- _THE REQUEST_: Where a line of the material contains the string "matplotlib", copy that line.

- _SOURCE EXCERPT_:
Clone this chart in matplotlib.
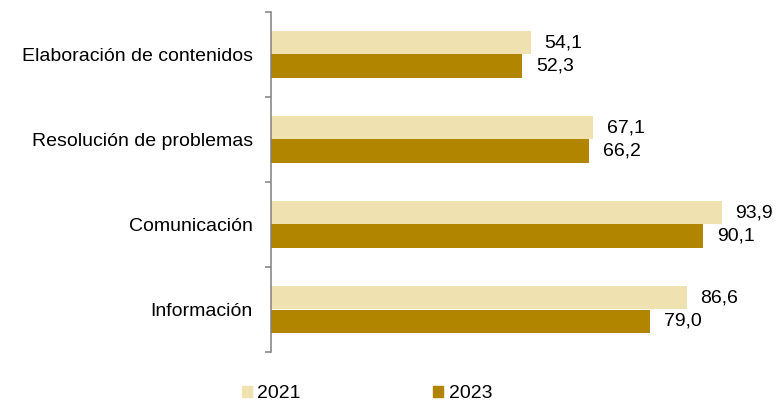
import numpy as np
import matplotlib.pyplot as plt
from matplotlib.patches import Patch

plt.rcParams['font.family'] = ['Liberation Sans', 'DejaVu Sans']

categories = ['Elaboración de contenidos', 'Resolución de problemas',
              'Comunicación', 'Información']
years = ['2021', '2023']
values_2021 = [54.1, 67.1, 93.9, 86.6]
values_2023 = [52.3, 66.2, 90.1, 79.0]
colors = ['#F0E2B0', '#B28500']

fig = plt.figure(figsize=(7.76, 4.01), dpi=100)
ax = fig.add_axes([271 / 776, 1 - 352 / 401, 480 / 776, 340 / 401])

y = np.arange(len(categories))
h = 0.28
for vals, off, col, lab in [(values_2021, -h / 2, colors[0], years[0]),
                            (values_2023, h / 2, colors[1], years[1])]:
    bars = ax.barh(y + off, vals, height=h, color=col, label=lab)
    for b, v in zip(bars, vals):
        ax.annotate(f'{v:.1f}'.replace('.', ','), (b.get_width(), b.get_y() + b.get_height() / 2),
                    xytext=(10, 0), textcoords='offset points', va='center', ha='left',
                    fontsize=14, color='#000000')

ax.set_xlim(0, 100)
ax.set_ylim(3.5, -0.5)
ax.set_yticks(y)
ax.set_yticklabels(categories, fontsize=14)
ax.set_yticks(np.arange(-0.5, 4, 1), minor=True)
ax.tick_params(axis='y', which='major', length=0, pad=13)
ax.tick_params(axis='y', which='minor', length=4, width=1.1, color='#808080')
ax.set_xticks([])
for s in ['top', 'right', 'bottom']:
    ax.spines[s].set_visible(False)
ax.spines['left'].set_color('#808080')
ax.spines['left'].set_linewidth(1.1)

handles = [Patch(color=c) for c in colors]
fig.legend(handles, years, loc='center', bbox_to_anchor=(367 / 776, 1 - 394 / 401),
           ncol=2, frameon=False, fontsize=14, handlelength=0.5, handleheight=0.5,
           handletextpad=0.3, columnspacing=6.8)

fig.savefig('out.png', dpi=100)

- _ANSWER BELOW_:
Clone this chart in matplotlib.
import matplotlib.pyplot as plt
from matplotlib.patches import Patch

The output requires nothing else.